El crimen organizado, con sus variadas identificaciones oficiales o tipificaciones penales, ha entrado a la aventura de desafíos mayores: En los tres últimos meses se han registrado ataques a destacamentos del Ejército mexicano en diversas coordenadas del cuadrante nacional, no siempre reconocidos o informados con oportunidad, con bajas de ambos lados de la acción. Pero seguramente son de destacar las hostilidades contra fuerzas castrenses a unos cuantos kilómetros de la frontera con los Estados Unidos, concretamente en Tamaulipas y Nuevo León.
La operación-desquite más espeluznante se reporta desde la zona metropolitana de Monterrey y sus alrededores, donde en menos de una semana fueron asesinados y degollados diez militares, nueve de ellos en activo, que en un alarde de saña fueron torturados alevosamente con arma blanca, patrón que indica que la represalia provino de un mismo grupo de maleantes.
En tratándose de elementos de las Fuerzas Armadas, de las que el Ejército cuenta justamente con el más alto rango de credibilidad y confianza entre la población, no queda la menor duda de que la perversa intencionalidad de los asesinos es demostrar gráficamente que el objeto de su devastadora ofensiva es el Estado mexicano mismo, puesto bajo custodia y gestión de un gobierno llevado a un callejón sin salida.

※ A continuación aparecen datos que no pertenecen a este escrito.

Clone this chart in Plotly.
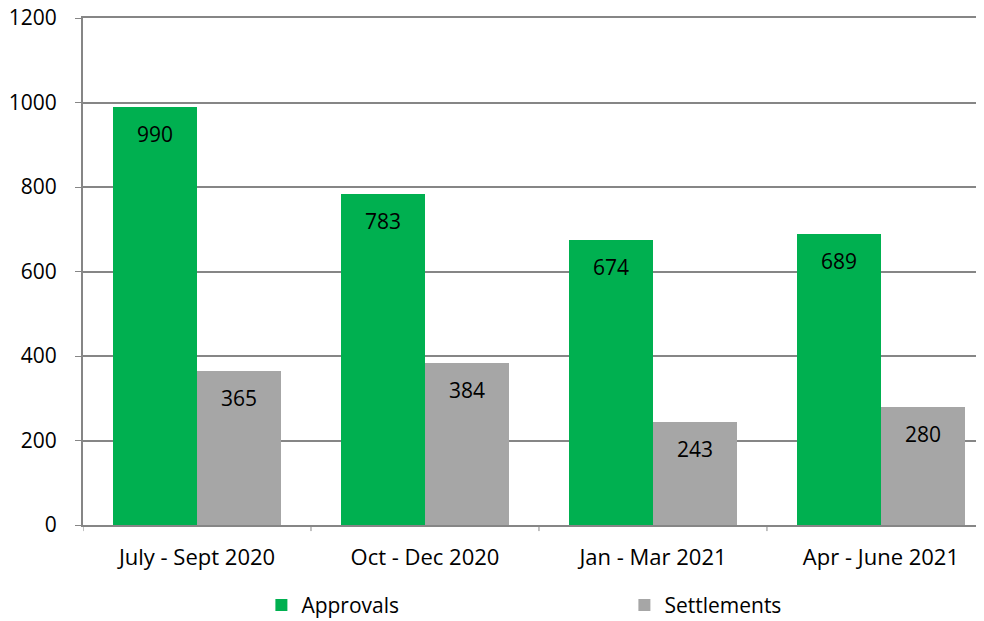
import plotly.graph_objects as go

quarters = ["July - Sept 2020", "Oct - Dec 2020", "Jan - Mar 2021", "Apr - June 2021"]
approvals = [990, 783, 674, 689]
settlements = [365, 384, 243, 280]

green = "#00B050"
grey = "#A6A6A6"
axis_grey = "#868686"
font_family = "Open Sans"

bar_w = 0.368
idx = list(range(len(quarters)))

fig = go.Figure()
fig.add_trace(go.Bar(x=idx, y=approvals, name="Approvals", marker_color=green,
                     width=bar_w, offset=-bar_w, marker_line_width=0))
fig.add_trace(go.Bar(x=idx, y=settlements, name="Settlements", marker_color=grey,
                     width=bar_w, offset=0, marker_line_width=0))

# value labels sit a bit below each bar top
for i in idx:
    fig.add_annotation(x=i - bar_w / 2, y=approvals[i], text=str(approvals[i]),
                       showarrow=False, yshift=-27, font=dict(size=21, color="black", family=font_family))
    fig.add_annotation(x=i + bar_w / 2, y=settlements[i], text=str(settlements[i]),
                       showarrow=False, yshift=-27, font=dict(size=21, color="black", family=font_family))

# page body has an 8px margin, so the figure is sized to end at the window edge
fig.update_layout(
    width=976, height=613,
    margin=dict(l=75, r=0, t=10, b=96, autoexpand=False),
    plot_bgcolor="white", paper_bgcolor="white",
    font=dict(family=font_family, size=21, color="black"),
    bargap=0,
    showlegend=True,
    legend=dict(orientation="h", x=0.198, xanchor="left", y=-0.118, yanchor="top",
                entrywidth=318, entrywidthmode="pixels", font=dict(size=21),
                itemsizing="constant", tracegroupgap=0),
)
fig.update_xaxes(
    tickmode="array", tickvals=idx, ticktext=quarters,
    range=[-0.5, 3.452], showgrid=False, automargin=False,
    showline=True, linecolor=axis_grey, linewidth=2, mirror=True,
    ticks="", zeroline=False, ticklabelstandoff=12,
    tickfont=dict(size=22),
)
# boundary ticks between categories
for b in [-0.5, 0.5, 1.5, 2.5, 3.5]:
    fig.add_shape(type="line", xref="x", yref="paper", x0=b, x1=b, y0=0, y1=-0.012,
                  line=dict(color=axis_grey, width=1))
fig.update_yaxes(
    range=[0, 1200], dtick=200, showgrid=True, gridcolor=axis_grey, gridwidth=1.5,
    showline=True, linecolor=axis_grey, linewidth=2, automargin=False,
    ticks="outside", ticklen=6, tickcolor=axis_grey, zeroline=False,
    ticklabelstandoff=14, tickfont=dict(size=21), ticklabeloverflow="allow",
)

fig.write_html("out.html")
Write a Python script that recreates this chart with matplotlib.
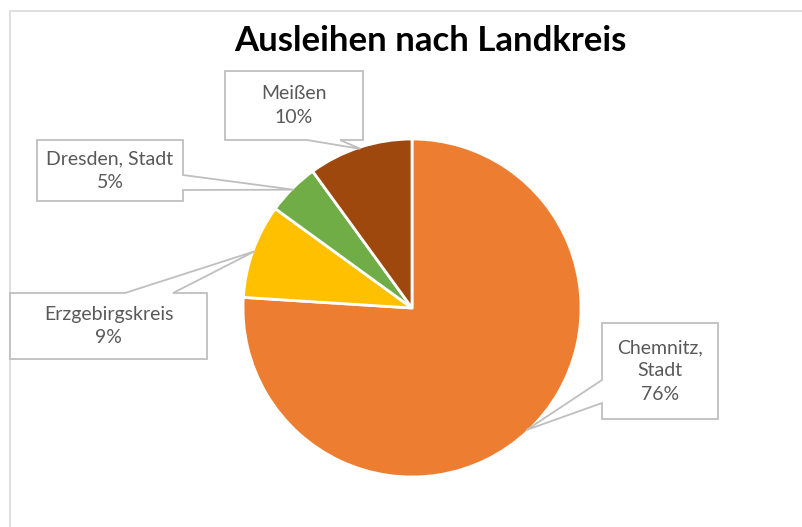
import numpy as np
import matplotlib.pyplot as plt
from matplotlib.patches import Polygon, Rectangle

# data
kreise = ['Chemnitz, Stadt', 'Erzgebirgskreis', 'Dresden, Stadt', 'Meißen']
anteile = [76, 9, 5, 10]
farben = ['#ED7D31', '#FFC000', '#70AD47', '#9E480E']

W, H = 802, 527
fig = plt.figure(figsize=(W / 100, H / 100), dpi=100)
ax = fig.add_axes([0, 0, 1, 1])
ax.set_xlim(0, W)
ax.set_ylim(0, H)
ax.set_aspect('equal')
ax.axis('off')

def py(y):
    # pixel y (top down) -> data y
    return H - y

# chart frame (cropped on right/bottom)
ax.add_patch(Rectangle((9.5, py(600)), 900, 600 - 10.5, fill=False,
                       edgecolor='#D9D9D9', lw=1.2, zorder=0))

ax.text(430, py(41), 'Ausleihen nach Landkreis', ha='center', va='center',
        fontsize=25, fontweight='bold', family='Lato', color='black')

cx, cy, r = 412, 308, 169
wedges, _ = ax.pie(anteile, colors=farben, startangle=90, counterclock=False,
                   center=(cx, py(cy)), radius=r, frame=True,
                   wedgeprops=dict(edgecolor='white', linewidth=2))
ax.set_xlim(0, W)
ax.set_ylim(0, H)
ax.axis('off')

# callout boxes: (x0, y0, x1, y1) in pixels, side of tail, tail base
boxes = [
    ((602, 323, 718, 419), 'left', (380, 403)),
    ((10, 293, 207, 359), 'top', (125, 173)),
    ((37, 140, 183, 201), 'right', (175, 190)),
    ((225, 71, 363, 140), 'bottom', (307, 340)),
]

for w, name, pct, (box, side, (a, b)) in zip(wedges, kreise, anteile, boxes):
    mid = np.deg2rad((w.theta1 + w.theta2) / 2)
    tip = (cx + 0.99 * r * np.cos(mid), cy - 0.99 * r * np.sin(mid))
    x0, y0, x1, y1 = box
    pts = [(x0, y0)]
    if side == 'top':
        pts += [(a, y0), tip, (b, y0)]
    pts += [(x1, y0)]
    if side == 'right':
        pts += [(x1, a), tip, (x1, b)]
    pts += [(x1, y1)]
    if side == 'bottom':
        pts += [(b, y1), tip, (a, y1)]
    pts += [(x0, y1)]
    if side == 'left':
        pts += [(x0, b), tip, (x0, a)]
    pts = [(x, py(y)) for x, y in pts]
    ax.add_patch(Polygon(pts, closed=True, facecolor='white',
                         edgecolor='#BFBFBF', lw=1.3, zorder=5))
    label = name.replace(', ', ',\n') if name.startswith('Chemnitz') else name
    ax.text((x0 + x1) / 2, py((y0 + y1) / 2), f'{label}\n{pct}%',
            ha='center', va='center', fontsize=14, family='Lato',
            color='#595959', linespacing=1.45, zorder=6)

fig.savefig('out.png', dpi=100)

Para quien dude de ese avieso propósito, el dato adicional, pero no precisamente accesorio, es el atentado perpetrado días antes contra el consulado de los Estados Unidos en la azorada capital de Nuevo León, provocación en la que la autoridad mexicana debiera ahondar las pesquisas, no vaya haber gato encerrado con otros móviles y fines que eventualmente entrañen la exacerbación de las relaciones bilaterales, en un tiempo y espacio en los que el enloquecido huésped de la Casa Blanca urge de pretextos distractores que lo salven de la derrota electoral y de su depósito en el basurero de la historia.
Las cuatro heladas cabezas de Chihuahua -nada qué ver con las de los inmortales Hidalgo y Pancho Villa-, son más que un trofeo-advertencia del crimen organizado: son un emblema plastificado de la prepotencia-impunidad versus impotencia que caracterizan la aterrorizante nueva era panista, representada por un Estado acéfalo y una silla vacante.